> On 20 Oct 2021, at 07:40, Kyotaro Horiguchi <horikyota.ntt@gmail.com> wrote:
>
> At Tue, 19 Oct 2021 02:44:03 -0700, Anders Kaseorg <andersk@mit.edu> wrote in
>> On 10/19/21 01:34, Kyotaro Horiguchi wrote:
>>> I tend to agree to this, but seeing ssh ignoring $HOME, I'm not sure
>>> it's safe that we follow the variable at least when accessing
>>> confidentiality(?) files. Since I don't understand the exact
>>> reasoning for the ssh's behavior so it's just my humbole opinion.
>>
>> According to https://bugzilla.mindrot.org/show_bug.cgi?id=3048#c1, it
>> used to be supported to install the ssh binary as setuid. A
>> setuid/setgid binary needs to treat all environment variables with
>> suspicion: if it can be convinced to write a file to $HOME with root
>> privileges, then a user who modifies $HOME before invoking the binary
>> could cause it to write to a file that the user normally couldn’t.
>>
>> There’s no such concern for a binary that isn’t setuid/setgid.
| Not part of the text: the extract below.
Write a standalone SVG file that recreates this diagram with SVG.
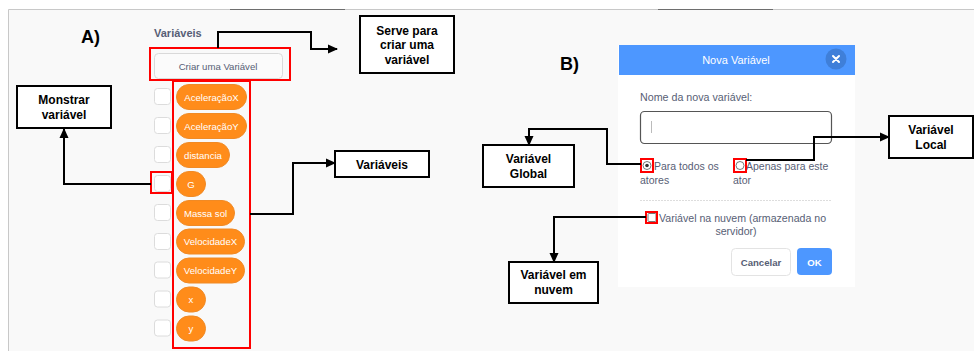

Anyone
>> with the ability to modify $HOME can be assumed to already have full
>> control of the user account.
>
> Thansk for the link. Still I'm not sure it's the fact but it sounds
> reasonable enough. If that's the case, I vote +1 for psql or other
> commands honoring $HOME.
Is the proposed change portable across all linux/unix systems we support?
Reading aobut indicates that it's likely to be, but neither NetBSD nor FreeBSD
have the upthread referenced wording in their manpages.